While it would be great if everyday American bars followed the path blazed by the Belgians, we needn’t run before learning to walk. Bars need only select a half-dozen different glass styles, each with the qualities necessary to present their beers in the best lights, and thus encourage sales with the corresponding head-turns, and match the expectations of their customers for honest pints, tulips, and snifters. And breweries should help by discontinuing the production of the shaker pint and redoubling efforts towards promoting pretty pints. Only when these groups get together will the full beer experience be enjoyed in America.
–Article appeared in Issue 30 of BeerAdvocate Magazine…
6 thoughts on “Breweries And Bars Should Kill The Shaker Pint…”
I agree that shakers, as much because of the thick glass as the shape, do not serve the flavor and aroma many beers well. But having once spent an evening tending bar (for a story) I would argue that they are easy to wash and thus more likely to be “beer clean” than other glasses.
Part of the issue here is volume (by this I mean the volume the pub is moving, not whether you are receiving an “honest pint”). Shaker pints hold down costs. So would you pay more, which probably means a quarter because that’s the way bars work, for the proper glass?
Can you talk the woman next to you into doing the same? And the guy next to her?
Hey Stan and welcome back…
The funny thing is, as I wrote here http://www.beerscribe.com/2009/06/27/the-shaker-pint-must-die/ , I’m not so sure the Shaker keeps prices down…I think it’s just the way we’ve always done things (in say the last twenty to thirty years) so we keep at it…
Cheers,
Andy
I like the way shacker glasses keep all those unbalanced US IPAs in their place, letting the malt come through. Plus for a Canadian, they are as exotic as any Belgian glass – many of which shapes do not show off their assigned beer so much as they just differentiate themselves from the next Belgian beer glass. Be proud of your national beery traditions, that’s what I say. And who else has a drinking vessel named after an obscure Protestant denomination?
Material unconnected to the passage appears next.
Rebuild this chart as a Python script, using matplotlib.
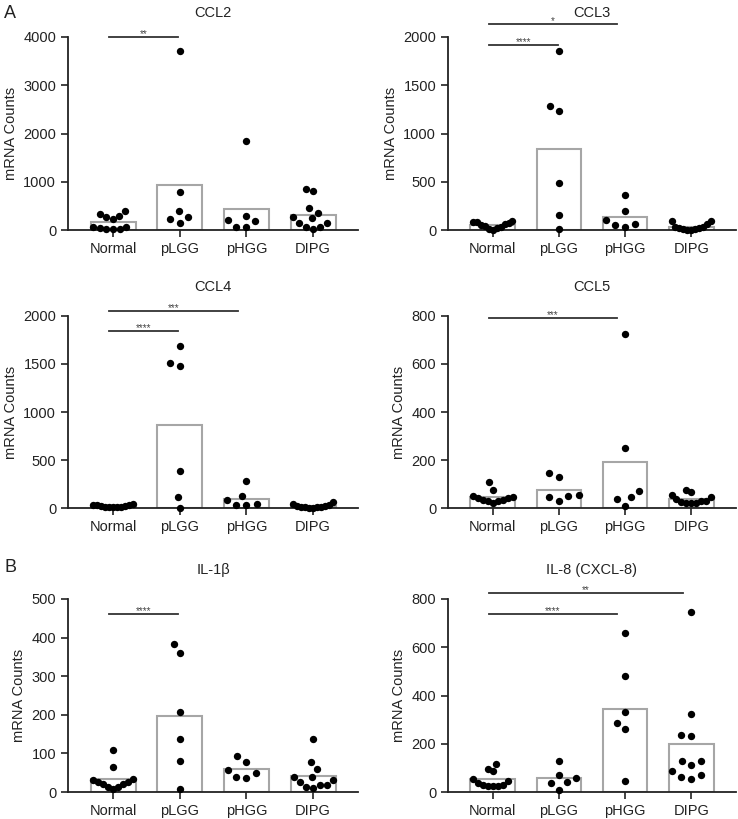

Alan’s comment is a delightful reminder that, to the visitor, local culture is often beguiling–no matter how much locals hate it.
I’m with Andy on this one, though. Perhaps Alan suggests a solution: the glassware company that can create and popularize a nice-looking, full pint glass (that is to say an, ahem honest pint) of a unique, American design would be doing us a big favor.
Delightful! I knew that wearing my bow tie when I write it would make for magic. So I will return a compliment. Jeff’s point is entirely correct. The US is big enough and gosh darn clever enough to create its own sensible standard glass – without going to the Moulin Rouge lengths of that Sam Adams thing-a-ma-jiggy glass.
I think maybe a compromise is in order. Keep the shaker pint and create special glasses for special beers. I’m of the opinion that the shaker pint glass is a quite good all-around, default beer glass. It works well for most beers. As for it being a head killer, well, I don’t get it. I first read this a week or so ago, then went to a cafe in Belgium. I noticed that not a single beer around me had retained its head as it was drunk, so I’m not so sure the glass is the culprit. I also noticed that the lace left behind was not nearly as nice as what remains on an American pint glass.